BINDURA Nickel Corporation (BNC) managing director David Murangari says the company has put on hold a US$100 million investment planned for another nickel mine in the midlands.


Murangari told businessdigest that the Hunters Road BNC long-planned investment, has been shelved owing to weak prices of the nickel obtaining on the international market.

 “Right now we cannot talk about Hunters Road project because the mines that we have are not operational.

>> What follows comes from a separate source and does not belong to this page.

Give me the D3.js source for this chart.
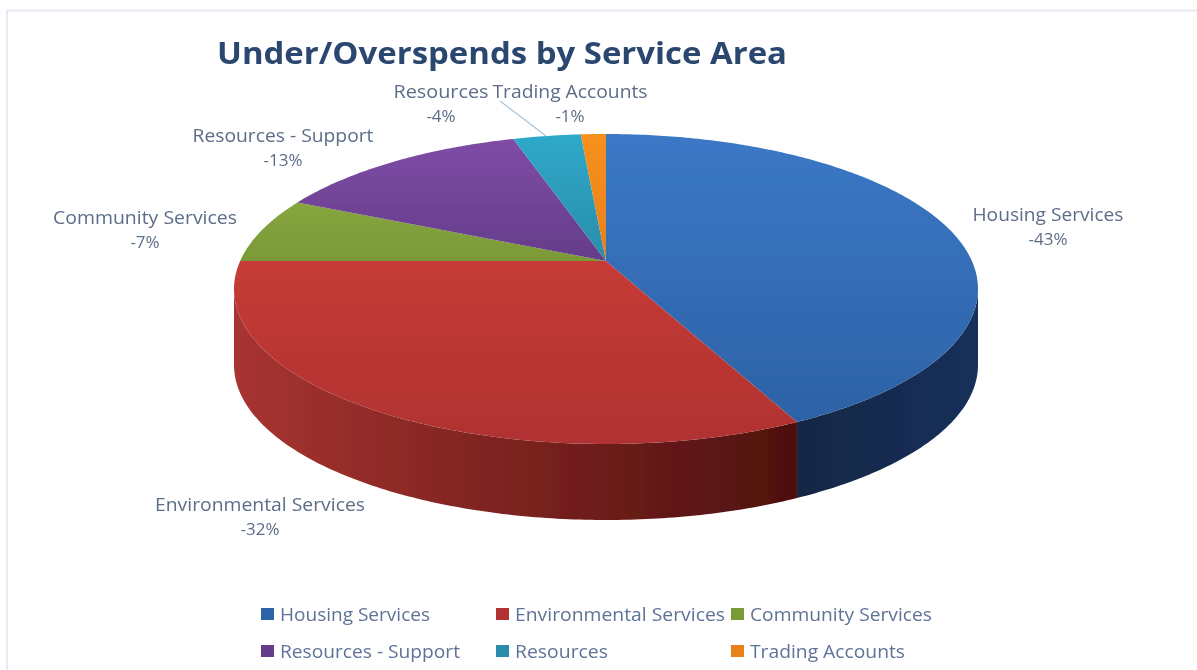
<!DOCTYPE html>
<html>
<head>
<meta charset="utf-8">
<script src="https://cdn.jsdelivr.net/npm/d3@7"></script>
<style>
  html, body { margin: 0; padding: 0; background: #fff; overflow: hidden; }
  text { font-family: "Open Sans", sans-serif; }
</style>
</head>
<body>
<svg id="chart" width="1197" height="670"></svg>
<script>
// values
const categories = ["Housing Services", "Environmental Services", "Community Services", "Resources - Support", "Resources", "Trading Accounts"];
const values = [42.8, 32.2, 6.9, 13.3, 3.5, 1.3];
const labels = ["-43%", "-32%", "-7%", "-13%", "-4%", "-1%"];
const topLight = ["#3b78c6", "#c63b37", "#86a53f", "#7f4ca6", "#2fa9c9", "#f8901f"];
const topDark = ["#2d62a6", "#b03230", "#7a9a38", "#653c8a", "#2a8cab", "#e8801c"];
const wallLight = ["#122746", "#a83431", "#6b8530", "#553078", "#23839c", "#c86e14"];
const wallDark = ["#16305a", "#4e100e", "#4d6022", "#3c2056", "#185d70", "#8e4e0e"];

const titleText = "Under/Overspends by Service Area";

// pie geometry (perspective: the apex sits above the centre of the ellipse)
const cx = 606, cy = 289, rx = 372, ry = 155, apexLift = 28, depth = 76;
const p = -apexLift / ry;
const k = Math.sqrt(1 - p * p);

// label placement, same order as categories
const labelX = [1048, 260, 145, 283, 441, 570];
const labelY = [221, 511, 224, 142, 98, 98];
const labelW = [151, 210, 184, 181, 95, 155];

const legendCols = [261, 496, 731];
const legendRows = [614, 651];
const legendW = [150, 210, 182, 180, 93, 155];

const svg = d3.select("#chart");
const defs = svg.append("defs");

defs.append("filter").attr("id", "soft")
  .append("feGaussianBlur").attr("stdDeviation", 0.7);

categories.forEach((c, i) => {
  const g1 = defs.append("linearGradient").attr("id", "top" + i)
    .attr("x1", 0).attr("y1", 0).attr("x2", 0).attr("y2", 1);
  g1.append("stop").attr("offset", 0).attr("stop-color", topLight[i]);
  g1.append("stop").attr("offset", 1).attr("stop-color", topDark[i]);
  const g2 = defs.append("linearGradient").attr("id", "wall" + i)
    .attr("x1", 0).attr("y1", 0).attr("x2", 1).attr("y2", 0);
  g2.append("stop").attr("offset", 0).attr("stop-color", wallLight[i]);
  g2.append("stop").attr("offset", 1).attr("stop-color", wallDark[i]);
});

// frame of the pasted picture
svg.append("path")
  .attr("d", "M7,670V10.5H1197")
  .attr("fill", "none")
  .attr("stroke", "#e6eaf3")
  .attr("stroke-width", 2);

const root = svg.append("g").attr("filter", "url(#soft)");

// angle on the flat pie -> point on the screen
function project(a) {
  const u = Math.sin(a), v = -Math.cos(a);
  const d = 1 + p * v;
  return [cx + rx * k * u / d, cy + (ry * v - apexLift) / d];
}
const apex = [cx, cy - apexLift];

const arcs = d3.pie().sort(null).value(d => d)(values);
const line = d3.line();

function arcPoints(d) {
  const n = Math.max(4, Math.ceil((d.endAngle - d.startAngle) * 80));
  return d3.range(n + 1).map(j => d.startAngle + (d.endAngle - d.startAngle) * j / n);
}

// walls first, only the part facing the viewer
root.append("g").selectAll("path")
  .data(arcs)
  .join("path")
  .attr("d", d => {
    const pts = arcPoints(d).map(project).filter(q => q[1] >= cy - 0.5);
    if (pts.length < 2) return null;
    return line(pts.concat(pts.slice().reverse().map(q => [q[0], q[1] + depth]))) + "Z";
  })
  .attr("fill", (d, i) => "url(#wall" + i + ")");

// top face
root.append("g").selectAll("path")
  .data(arcs)
  .join("path")
  .attr("d", d => line([apex].concat(arcPoints(d).map(project))) + "Z")
  .attr("fill", (d, i) => "url(#top" + i + ")");

// leader line for Resources
root.append("path")
  .attr("d", line([[500, 101], [546, 136]]))
  .attr("stroke", "#a9c4d6")
  .attr("stroke-width", 1.2)
  .attr("fill", "none");

// title
root.append("text")
  .attr("x", 217).attr("y", 64)
  .attr("font-size", 30.5)
  .attr("font-weight", 700)
  .attr("fill", "#2c4770")
  .attr("textLength", 570)
  .attr("lengthAdjust", "spacingAndGlyphs")
  .text(titleText);

// data labels
const lab = root.append("g").selectAll("g")
  .data(categories)
  .join("g")
  .attr("transform", (d, i) => `translate(${labelX[i]},${labelY[i]})`)
  .attr("text-anchor", "middle")
  .attr("fill", "#5d6d88")
  .attr("font-size", 18);
lab.append("text")
  .attr("textLength", (d, i) => labelW[i])
  .attr("lengthAdjust", "spacingAndGlyphs")
  .text(d => d);
lab.append("text").attr("y", 24).attr("font-size", 17).text((d, i) => labels[i]);

// legend, three across
const leg = root.append("g").selectAll("g")
  .data(categories)
  .join("g")
  .attr("transform", (d, i) => `translate(${legendCols[i % 3]},${legendRows[Math.floor(i / 3)]})`);
leg.append("rect")
  .attr("x", 0).attr("y", -6)
  .attr("width", 13).attr("height", 12)
  .attr("fill", (d, i) => topDark[i]);
leg.append("text")
  .attr("x", 19).attr("y", 7)
  .attr("font-size", 18)
  .attr("fill", "#5f7397")
  .attr("textLength", (d, i) => legendW[i])
  .attr("lengthAdjust", "spacingAndGlyphs")
  .text(d => d);
</script>
</body>
</html>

We have to wait until the situation changes,” Murangari said.

This comes after the nickel miner announced this week that operations at Trojan and Shangani Mines would remain under care and maintenance until world nickel prices become viable for business.

BNC also warned of job cuts.

The company had been reinvesting in its operations in the country with a view of extending mines’ life spans while hoping that once prices become attractive, the mines would go on for another 20 or more years.

“The drastic action to curtail expenditure was taken in order to ensure the long-term survival of the company,” said the company in a statement this week. “BNC’s intention is to maintain the critical infrastructure to allow a return to production as and when more favourable business conditions return.

Regrettably, it will not be possible to avoid a large-scale retrenchment.”

The company says it will remain on care and maintenance for some time.

The ZSE-listed nickel producer temporarily shut down operations in November last year after world nickel prices fell rather dramatically. Murangari says it is costing the company US$13 000 to produce a tonne while the price on the international markets are ranging from US$9 000 to US$10 000 per tonne.

But BNC’s holding company Mwana Africa plc has not lost all hope despite the negative developments on the nickel front amid reports that the London Stock Exchange-listed junior would re-open its Freda Rebecca Gold Mine, which had also been put on care and maintenance.

Mwana Africa owns 53% of BNC and a controlling shareholding in Freda Rebecca Gold Mine.

Strong demand for metal in China and India kept prices surging in the past years but a global economic recession has not brought joy to businesses worldwide.

Zimbabwe mines missed the global commodity rally of the last five years because of administrative pricing and implicit taxation on the back of many schemes by policy makers that negatively affected the sector.

With that, they missed the biggest opportunity in a century to beef up the physical capital and strengthen their financial reserves. The threat and confusion regarding indigenisation scared off potential exploration, while power shortages and the associated illogical exchange rate regime left big scars on the mining landscapes that are much more visible than the dump sites the mines created.